The UK government recently announced that zero carbon homes 2016 and zero carbon buildings 2019 (non-domestic) will be abandoned. The zero carbon homes policy was designed so that all new buildings would generate as much energy from on-site renewables (PV, wind,…etc) as they consume to heat and power the building. It was a flagship environmental policy and was billed as the first country to ‘commit’ to carbon neutral buildings. Once more the quote “greenest government ever” comes to mind!

So what does this mean for the carbon footprint of the buildings sector? 
Energy consumption in the building sector is projected to double by 2050 and the carbon footprint is expected to increase by anywhere from 50-150% on this timeline. It is therefore unfortunate that this flagship policy has been abandoned.
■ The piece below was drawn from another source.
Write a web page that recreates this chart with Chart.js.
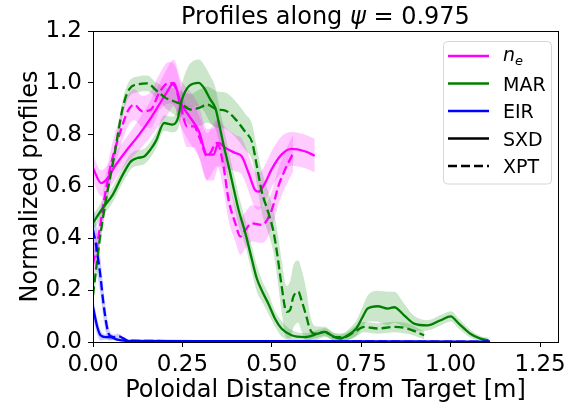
<!DOCTYPE html>
<html><head><meta charset="utf-8">
<script src="https://cdn.jsdelivr.net/npm/chart.js@4.4.0/dist/chart.umd.min.js"></script>
<style>html,body{margin:0;padding:0;background:#fff;}#wrap{width:570px;height:408px;position:relative;}</style>
</head><body><div id="wrap"><canvas id="c" width="570" height="408"></canvas></div>
<script>
// ---- data ----
const neSxdX = [0,0.023,0.037,0.064,0.092,0.129,0.162,0.185,0.205,0.226,0.245,0.27,0.296,0.319,0.337,0.351,0.37,0.398,0.416,0.435,0.453,0.463,0.481,0.499,0.527,0.555,0.592,0.62];
const neSxdY = [0.67,0.613,0.626,0.684,0.736,0.8,0.865,0.916,0.96,1.0,0.923,0.87,0.813,0.723,0.723,0.768,0.749,0.729,0.716,0.652,0.587,0.58,0.613,0.665,0.723,0.745,0.736,0.719];
const neSxdErr = [0.05,0.05,0.05,0.05,0.05,0.06,0.07,0.08,0.09,0.09,0.09,0.1,0.1,0.1,0.1,0.09,0.08,0.07,0.07,0.07,0.07,0.07,0.07,0.07,0.07,0.065,0.065,0.065];

const neXptX = [0,0.013,0.032,0.05,0.074,0.097,0.115,0.138,0.162,0.185,0.212,0.231,0.245,0.263,0.282,0.3,0.319,0.347,0.365,0.379,0.398,0.412,0.426,0.444,0.472,0.5,0.518,0.537,0.56];
const neXptY = [0.3,0.387,0.555,0.684,0.8,0.89,0.916,0.89,0.897,0.961,1.0,0.981,0.91,0.832,0.832,0.781,0.716,0.768,0.677,0.549,0.458,0.407,0.432,0.458,0.452,0.51,0.6,0.665,0.729];
const neXptErr = [0.06,0.06,0.06,0.06,0.06,0.06,0.06,0.06,0.07,0.07,0.08,0.08,0.08,0.08,0.08,0.08,0.09,0.09,0.09,0.08,0.07,0.07,0.07,0.07,0.07,0.07,0.07,0.07,0.07];

const marSxdX = [0,0.027,0.055,0.083,0.106,0.124,0.143,0.162,0.176,0.199,0.222,0.236,0.249,0.268,0.296,0.31,0.328,0.342,0.351,0.365,0.379,0.393,0.407,0.426,0.444,0.458,0.475,0.49,0.509,0.527,0.555,0.592,0.629,0.648,0.666,0.69,0.712,0.736,0.754,0.768,0.796,0.824,0.842,0.87,0.898,0.935,0.972,1.0,1.023,1.055,1.083,1.106];
const marSxdY = [0.46,0.516,0.568,0.645,0.697,0.71,0.716,0.745,0.776,0.845,0.839,0.858,0.936,0.987,1.0,0.981,0.936,0.903,0.852,0.761,0.68,0.594,0.51,0.42,0.32,0.245,0.19,0.149,0.09,0.052,0.026,0.019,0.032,0.039,0.026,0.013,0.026,0.052,0.097,0.129,0.138,0.129,0.134,0.103,0.071,0.064,0.084,0.099,0.071,0.032,0.013,0.006];
const marSxdErr = [0.03,0.03,0.03,0.03,0.03,0.03,0.03,0.03,0.03,0.03,0.03,0.04,0.06,0.08,0.09,0.09,0.09,0.08,0.07,0.07,0.06,0.06,0.06,0.05,0.05,0.05,0.04,0.04,0.03,0.03,0.02,0.015,0.015,0.015,0.015,0.015,0.02,0.03,0.04,0.05,0.06,0.065,0.06,0.045,0.03,0.02,0.02,0.02,0.02,0.015,0.01,0.01];

const marXptX = [0,0.009,0.018,0.037,0.06,0.083,0.101,0.129,0.152,0.176,0.203,0.226,0.249,0.273,0.296,0.319,0.347,0.37,0.398,0.426,0.445,0.458,0.472,0.49,0.504,0.515,0.527,0.541,0.551,0.56,0.574,0.583,0.597,0.606,0.62,0.648,0.676,0.703,0.731,0.759,0.796,0.842,0.879,0.926];
const marXptY = [0.18,0.284,0.387,0.555,0.723,0.903,0.975,0.995,0.998,0.972,0.942,0.929,0.916,0.897,0.903,0.916,0.897,0.893,0.86,0.81,0.77,0.68,0.58,0.5,0.43,0.34,0.22,0.116,0.123,0.174,0.194,0.161,0.097,0.052,0.032,0.039,0.019,0.019,0.039,0.058,0.052,0.058,0.052,0.026];
const marXptErr = [0.03,0.03,0.03,0.03,0.03,0.03,0.03,0.03,0.03,0.03,0.04,0.05,0.05,0.06,0.07,0.07,0.07,0.07,0.07,0.07,0.07,0.07,0.08,0.08,0.08,0.09,0.1,0.1,0.11,0.12,0.12,0.12,0.1,0.06,0.03,0.02,0.015,0.015,0.02,0.02,0.02,0.02,0.02,0.015];

const eirSxdX = [0,0.012,0.021,0.035,0.049,0.065,0.08,0.1,0.3,0.6,0.9,1.11];
const eirSxdY = [0.135,0.058,0.026,0.019,0.019,0.01,0.006,0.004,0.003,0.003,0.002,0.001];
const eirSxdErr = [0.04,0.03,0.02,0.01,0.01,0.005,0.003,0.002,0.002,0.002,0.001,0.001];

const eirXptX = [0,0.007,0.014,0.021,0.027,0.033,0.039,0.046,0.058,0.072,0.086,0.1,0.4,0.8,1.11];
const eirXptY = [0.432,0.387,0.323,0.252,0.174,0.11,0.058,0.026,0.019,0.022,0.013,0.005,0.003,0.002,0.001];
const eirXptErr = [0.1,0.09,0.08,0.07,0.06,0.05,0.04,0.02,0.01,0.01,0.005,0.003,0.002,0.002,0.001];

const xTickValues = [0,0.25,0.5,0.75,1.0,1.25];
const xTickLabels = ['0.00','0.25','0.50','0.75','1.00','1.25'];
const yTickValues = [0,0.2,0.4,0.6,0.8,1.0,1.2];
const yTickLabels = ['0.0','0.2','0.4','0.6','0.8','1.0','1.2'];

const titleParts = [['Profiles along ', 'normal'], ['ψ', 'oblique'], [' = 0.975', 'normal']];

const legendItems = [
  {label:'n', sub:'e', color:'#ff00ff', dash:[]},
  {label:'MAR', color:'#008000', dash:[]},
  {label:'EIR', color:'#0000ff', dash:[]},
  {label:'SXD', color:'#000000', dash:[]},
  {label:'XPT', color:'#000000', dash:[9,4]}
];

// ---- build datasets ----
const FONT = "'DejaVu Sans', sans-serif";
const DASH = [9,4];
const LW = 2.3;
const pts = (xs, ys) => xs.map((x,i)=>({x:x, y:ys[i]}));
const lowPts = (xs, ys, es) => xs.map((x,i)=>({x:x, y:ys[i]-es[i]}));
const upPts = (xs, ys, es) => xs.map((x,i)=>({x:x, y:ys[i]+es[i]}));

function band(xs, ys, es, rgba, order){
  return [
    {data: lowPts(xs,ys,es), borderWidth:0, pointRadius:0, fill:false, order:order, cubicInterpolationMode:'monotone', backgroundColor:rgba},
    {data: upPts(xs,ys,es), borderWidth:0, pointRadius:0, fill:'-1', backgroundColor:rgba, order:order, cubicInterpolationMode:'monotone'}
  ];
}
function line(xs, ys, color, dash, order){
  return {data: pts(xs,ys), borderColor:color, borderWidth:LW, borderDash:dash, pointRadius:0, fill:false, order:order, cubicInterpolationMode:'monotone'};
}
const M = 'rgba(255,0,255,0.2)', G = 'rgba(0,128,0,0.2)', B = 'rgba(0,0,255,0.2)';
const datasets = [].concat(
  band(neSxdX, neSxdY, neSxdErr, M, 10),
  band(neXptX, neXptY, neXptErr, M, 10),
  band(marSxdX, marSxdY, marSxdErr, G, 10),
  band(marXptX, marXptY, marXptErr, G, 10),
  band(eirSxdX, eirSxdY, eirSxdErr, B, 10),
  band(eirXptX, eirXptY, eirXptErr, B, 10),
  [
    line(eirSxdX, eirSxdY, '#0000ff', [], 0),
    line(eirXptX, eirXptY, '#0000ff', DASH, 1),
    line(marSxdX, marSxdY, '#008000', [], 2),
    line(marXptX, marXptY, '#008000', DASH, 3),
    line(neSxdX, neSxdY, '#ff00ff', [], 4),
    line(neXptX, neXptY, '#ff00ff', DASH, 5)
  ]
);

const framePlugin = {
  id:'frame',
  afterDatasetsDraw(chart){
    const {ctx, chartArea:a} = chart;
    ctx.save();
    ctx.strokeStyle = '#000'; ctx.lineWidth = 1;
    ctx.strokeRect(Math.round(a.left)+0.5, Math.round(a.top)+0.5, Math.round(a.right-a.left), Math.round(a.bottom-a.top));
    ctx.restore();
  }
};
const titlePlugin = {
  id:'mtitle',
  afterDraw(chart){
    const {ctx, chartArea:a} = chart;
    ctx.save();
    ctx.fillStyle = '#000'; ctx.textBaseline = 'alphabetic'; ctx.textAlign = 'left';
    let total = 0;
    const widths = titleParts.map(p => { ctx.font = p[1] + ' 24px ' + FONT; const w = ctx.measureText(p[0]).width; total += w; return w; });
    let x = (a.left + a.right)/2 - total/2;
    titleParts.forEach((p,i) => { ctx.font = p[1] + ' 24px ' + FONT; ctx.fillText(p[0], x, 23.5); x += widths[i]; });
    ctx.restore();
  }
};
const legendPlugin = {
  id:'inlegend',
  afterDraw(chart){
    const ctx = chart.ctx;
    const bx = 443.5, by = 41.5, bw = 108, bh = 142.5, r = 4;
    ctx.save();
    ctx.beginPath();
    ctx.moveTo(bx+r, by); ctx.lineTo(bx+bw-r, by); ctx.quadraticCurveTo(bx+bw, by, bx+bw, by+r);
    ctx.lineTo(bx+bw, by+bh-r); ctx.quadraticCurveTo(bx+bw, by+bh, bx+bw-r, by+bh);
    ctx.lineTo(bx+r, by+bh); ctx.quadraticCurveTo(bx, by+bh, bx, by+bh-r);
    ctx.lineTo(bx, by+r); ctx.quadraticCurveTo(bx, by, bx+r, by);
    ctx.closePath();
    ctx.fillStyle = 'rgba(255,255,255,0.8)'; ctx.fill();
    ctx.strokeStyle = '#d6d6d6'; ctx.lineWidth = 1; ctx.stroke();
    legendItems.forEach((it, i) => {
      const cy = 56 + i*27.5;
      ctx.beginPath();
      ctx.setLineDash(it.dash);
      ctx.strokeStyle = it.color; ctx.lineWidth = LW;
      ctx.moveTo(448, cy); ctx.lineTo(489, cy); ctx.stroke();
      ctx.setLineDash([]);
      ctx.fillStyle = '#000';
      ctx.textBaseline = 'alphabetic'; ctx.textAlign = 'left';
      if (it.sub) {
        ctx.font = "oblique 19px " + FONT;
        ctx.fillText(it.label, 503, cy + 5);
        const w = ctx.measureText(it.label).width;
        ctx.font = "oblique 13px " + FONT;
        ctx.fillText(it.sub, 503 + w, cy + 9);
      } else {
        ctx.font = "19px " + FONT;
        ctx.fillText(it.label, 503, cy + 7);
      }
    });
    ctx.restore();
  }
};

new Chart(document.getElementById('c'), {
  type:'line',
  data:{datasets: datasets},
  plugins:[framePlugin, titlePlugin, legendPlugin],
  options:{
    responsive:false, animation:false, devicePixelRatio:1,
    layout:{padding:{left:0, right:9, top:31, bottom:0}},
    plugins:{
      legend:{display:false}, tooltip:{enabled:false}, title:{display:false}
    },
    scales:{
      x:{type:'linear', min:0, max:1.3,
        afterFit(s){ s.height = 66; },
        afterBuildTicks(s){ s.ticks = xTickValues.map(v=>({value:v})); },
        ticks:{includeBounds:false, color:'#000', padding:4, maxRotation:0, autoSkip:false,
          font:{family:FONT, size:23}, callback:(v,i)=>xTickLabels[i]},
        grid:{display:true, drawOnChartArea:false, drawTicks:true, tickLength:5, color:'#000'},
        border:{display:false},
        title:{display:true, text:'Poloidal Distance from Target [m]', color:'#000',
          font:{family:FONT, size:24, lineHeight:1.2}, padding:{top:0, bottom:3}}
      },
      y:{type:'linear', min:0, max:1.2,
        afterFit(s){ s.width = 93; },
        afterBuildTicks(s){ s.ticks = yTickValues.map(v=>({value:v})); },
        ticks:{includeBounds:false, color:'#000', padding:6, autoSkip:false,
          font:{family:FONT, size:23}, callback:(v,i)=>yTickLabels[i]},
        grid:{display:true, drawOnChartArea:false, drawTicks:true, tickLength:5, color:'#000'},
        border:{display:false},
        title:{display:true, text:'Normalized profiles', color:'#000',
          font:{family:FONT, size:24, lineHeight:1.2}, padding:{top:16, bottom:0}}
      }
    }
  }
});
</script></body></html>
A further implication is that the removal of 2016 zero carbon homes further extends the debate around refurbishment versus replacement. Furthermore, refurbishment was identified as a key carbon mitigation measure by the IPCC. A large amounts of embodied energy and embodied carbon is invested in a building structure and by retaining as much structure as possible the whole life carbon footprint of the building project is reduced.

Recent analysis by Circular Ecology suggested that with current building regulations it could take 34 years for the lower operational carbon of a new build house to payback the embodied carbon of building a new house. With the scrapping of 2016 zero carbon homes the question of refurbishment or replacement has never been more important.